## Extracted data
◆ ◆ ◆ ◆ ◆

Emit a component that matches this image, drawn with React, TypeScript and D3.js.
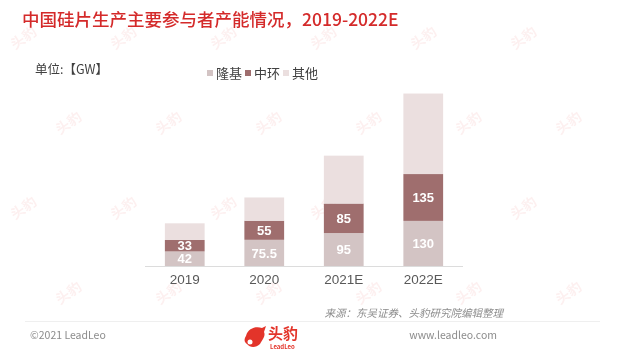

◆ ◆ ◆ ◆ ◆

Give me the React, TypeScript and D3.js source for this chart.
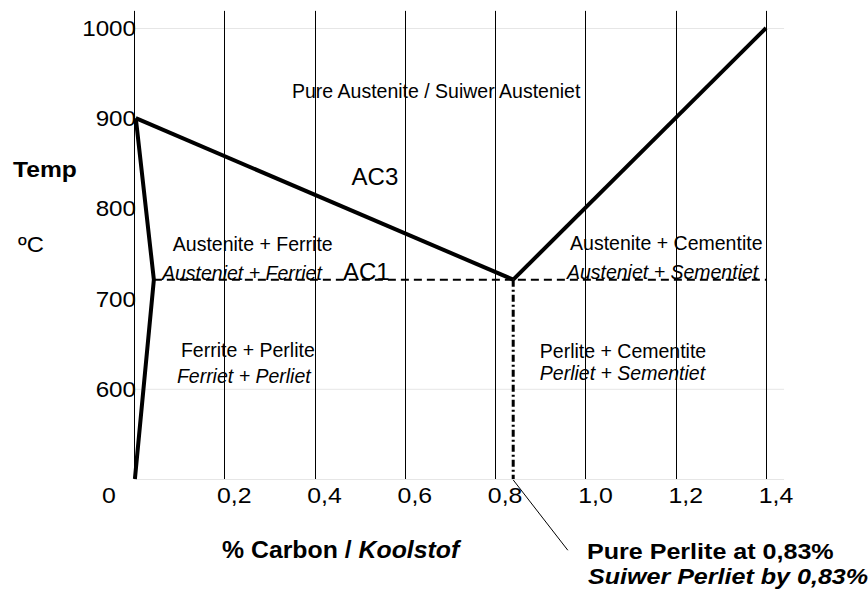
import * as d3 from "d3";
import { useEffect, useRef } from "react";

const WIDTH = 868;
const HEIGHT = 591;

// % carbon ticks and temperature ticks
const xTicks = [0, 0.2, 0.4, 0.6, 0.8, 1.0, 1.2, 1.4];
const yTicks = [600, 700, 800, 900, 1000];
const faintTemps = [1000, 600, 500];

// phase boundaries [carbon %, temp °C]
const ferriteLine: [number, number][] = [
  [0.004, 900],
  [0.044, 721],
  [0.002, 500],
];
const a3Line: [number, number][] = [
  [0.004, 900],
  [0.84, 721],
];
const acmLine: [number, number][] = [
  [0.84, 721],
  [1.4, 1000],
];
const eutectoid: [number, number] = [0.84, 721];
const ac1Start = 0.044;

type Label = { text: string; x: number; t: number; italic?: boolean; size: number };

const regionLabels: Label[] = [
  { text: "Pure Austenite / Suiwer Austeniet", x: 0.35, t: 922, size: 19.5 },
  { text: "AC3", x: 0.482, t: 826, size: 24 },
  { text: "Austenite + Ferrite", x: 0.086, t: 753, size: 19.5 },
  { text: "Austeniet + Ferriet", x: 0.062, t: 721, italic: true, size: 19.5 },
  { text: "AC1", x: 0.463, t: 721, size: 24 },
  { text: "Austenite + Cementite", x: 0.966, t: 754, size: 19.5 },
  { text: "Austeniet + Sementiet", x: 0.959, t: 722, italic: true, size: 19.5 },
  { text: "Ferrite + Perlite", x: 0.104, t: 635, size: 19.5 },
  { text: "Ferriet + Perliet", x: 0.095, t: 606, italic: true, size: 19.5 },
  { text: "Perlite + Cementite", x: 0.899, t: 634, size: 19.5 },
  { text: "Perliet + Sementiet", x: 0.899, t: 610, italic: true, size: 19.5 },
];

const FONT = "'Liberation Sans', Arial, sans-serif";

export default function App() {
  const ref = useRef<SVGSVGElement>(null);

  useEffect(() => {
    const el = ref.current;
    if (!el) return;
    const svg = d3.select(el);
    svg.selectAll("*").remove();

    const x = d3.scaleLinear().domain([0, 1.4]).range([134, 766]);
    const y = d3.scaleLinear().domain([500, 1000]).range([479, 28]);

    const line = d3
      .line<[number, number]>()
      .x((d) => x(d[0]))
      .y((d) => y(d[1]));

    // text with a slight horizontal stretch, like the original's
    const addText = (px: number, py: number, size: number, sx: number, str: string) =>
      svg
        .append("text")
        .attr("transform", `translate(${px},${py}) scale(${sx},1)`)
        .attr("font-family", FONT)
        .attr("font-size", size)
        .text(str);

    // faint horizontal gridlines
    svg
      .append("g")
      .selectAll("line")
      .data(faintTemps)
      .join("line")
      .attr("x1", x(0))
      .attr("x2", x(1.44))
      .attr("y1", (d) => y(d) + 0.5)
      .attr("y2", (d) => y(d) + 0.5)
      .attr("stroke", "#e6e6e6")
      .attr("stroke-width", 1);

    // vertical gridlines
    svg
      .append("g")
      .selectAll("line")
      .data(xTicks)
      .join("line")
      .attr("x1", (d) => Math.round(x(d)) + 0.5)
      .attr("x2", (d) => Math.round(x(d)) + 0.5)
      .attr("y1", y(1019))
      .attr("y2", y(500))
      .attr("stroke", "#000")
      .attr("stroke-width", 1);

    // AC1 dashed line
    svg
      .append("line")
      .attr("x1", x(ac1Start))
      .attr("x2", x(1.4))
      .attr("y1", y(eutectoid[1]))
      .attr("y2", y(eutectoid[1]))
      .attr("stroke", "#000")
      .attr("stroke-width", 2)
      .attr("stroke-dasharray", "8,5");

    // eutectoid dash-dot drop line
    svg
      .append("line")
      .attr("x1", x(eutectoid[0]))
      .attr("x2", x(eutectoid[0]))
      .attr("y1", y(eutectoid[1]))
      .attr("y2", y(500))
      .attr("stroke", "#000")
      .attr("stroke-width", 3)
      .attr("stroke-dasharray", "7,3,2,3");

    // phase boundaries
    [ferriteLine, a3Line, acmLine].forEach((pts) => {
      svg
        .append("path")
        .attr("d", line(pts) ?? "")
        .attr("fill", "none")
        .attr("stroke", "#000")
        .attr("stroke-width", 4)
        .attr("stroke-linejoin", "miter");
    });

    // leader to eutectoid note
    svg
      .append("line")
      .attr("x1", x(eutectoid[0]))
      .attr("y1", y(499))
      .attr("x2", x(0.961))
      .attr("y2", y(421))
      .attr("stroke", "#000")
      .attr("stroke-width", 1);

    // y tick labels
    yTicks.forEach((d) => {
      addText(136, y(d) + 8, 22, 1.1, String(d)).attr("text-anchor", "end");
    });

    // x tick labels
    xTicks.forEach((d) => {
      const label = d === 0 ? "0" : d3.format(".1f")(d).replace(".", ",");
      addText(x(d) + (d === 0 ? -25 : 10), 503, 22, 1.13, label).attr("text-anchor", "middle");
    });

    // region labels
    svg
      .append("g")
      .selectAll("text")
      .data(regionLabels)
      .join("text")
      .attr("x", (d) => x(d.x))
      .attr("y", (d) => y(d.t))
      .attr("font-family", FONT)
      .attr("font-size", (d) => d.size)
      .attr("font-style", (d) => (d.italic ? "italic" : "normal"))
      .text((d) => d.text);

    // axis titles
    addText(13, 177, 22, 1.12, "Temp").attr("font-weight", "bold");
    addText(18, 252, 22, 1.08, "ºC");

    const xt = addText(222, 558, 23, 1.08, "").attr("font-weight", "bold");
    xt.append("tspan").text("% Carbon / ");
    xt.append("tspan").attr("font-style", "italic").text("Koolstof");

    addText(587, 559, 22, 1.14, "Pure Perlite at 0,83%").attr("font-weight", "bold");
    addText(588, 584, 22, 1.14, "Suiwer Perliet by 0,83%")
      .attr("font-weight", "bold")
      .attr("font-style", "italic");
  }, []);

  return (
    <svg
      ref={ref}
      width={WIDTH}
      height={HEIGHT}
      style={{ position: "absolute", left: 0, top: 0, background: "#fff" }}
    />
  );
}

◆ ◆ ◆ ◆ ◆

## Given instruction
Write out again exactly the lines above from the one with "Give me the" through the one with "const faintTemps = [1000, 600, 500];", adding no other lines and no pictures.

## Answer for the task
Give me the React, TypeScript and D3.js source for this chart.
import * as d3 from "d3";
import { useEffect, useRef } from "react";

const WIDTH = 868;
const HEIGHT = 591;

// % carbon ticks and temperature ticks
const xTicks = [0, 0.2, 0.4, 0.6, 0.8, 1.0, 1.2, 1.4];
const yTicks = [600, 700, 800, 900, 1000];
const faintTemps = [1000, 600, 500];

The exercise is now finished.